My work is an earnest commune with my ancestors, with our collective ancestors whose shoulders we stand on, bridging the past to the present and rekindling the imagination and visualization of a future that embodies the spirit of FREEDOM. I am here to use my hands, eyes, legs, voice, and every facet of my infinite being to fulfill my ancestral responsibility and ensure that my ancestors do not die within me. My work is an ancestral devotion to everything that has come before me- an intimate and limitless connection to this reality that recontextualizes time as divine knowingness of all that is to exist.
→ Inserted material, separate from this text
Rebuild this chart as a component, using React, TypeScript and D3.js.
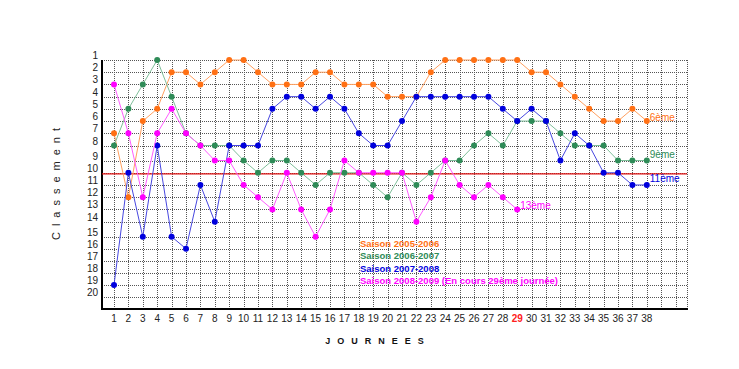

Each creation is a love letter to all African people across the diaspora - memorializing and honoring our heritage, resilience, cultural diversity, and expressions throughout history. 


AFROABSTRACTURE

Working in painting, soft sculpture, cyanotype prints, photographs, installations, audio-visual media, and performance art, my transdisciplinary artistic practice is a spiritual and energetic reconnection to the DIVINE within and around us, following in the Yorùbá philosophy of limitless divine energy potential, ÀṢẸ. Through this energetically conscious practice, my work endeavors to scrutinize, deconstruct, and redefine the existential and paradoxical question of what it means to be a “Contemporary African", echoing a re-examination of consciousness and existentialism grounded in African knowledge systems, cultural and spiritual practices, philosophies, and traditions.


This transdisciplinary practice employs a philosophy I have coined as "AFRO-ABSTRACTURE." The conceptualization of this philosophy is channeled through the energetic intuitive exploration of the work informed by an Afrocentric consideration for materiality, color, sound, texture, rhythm, mark-making, layering, and pattern-making in all of my working disciplines. This creative language is characterized by exploring and transforming spiritual energy saturated in both the material and the metaphysical. By activating the physical and conceptual embodiments of Yorùbá oral & cultural tradition, spiritual practices, African fabrics & textiles, wood figurines, masks, and other objects of cultural significance, my work reveres how the past is alive in the present, mindfully and intimately honoring my ancestors and their contributions that continue to inform and shape contemporary expressions and experiences. 


Through this meticulous research-oriented practice, my work also serves as a contemporary conduit for preserving and granting benevolence to my Yoruba and African cultural heritage.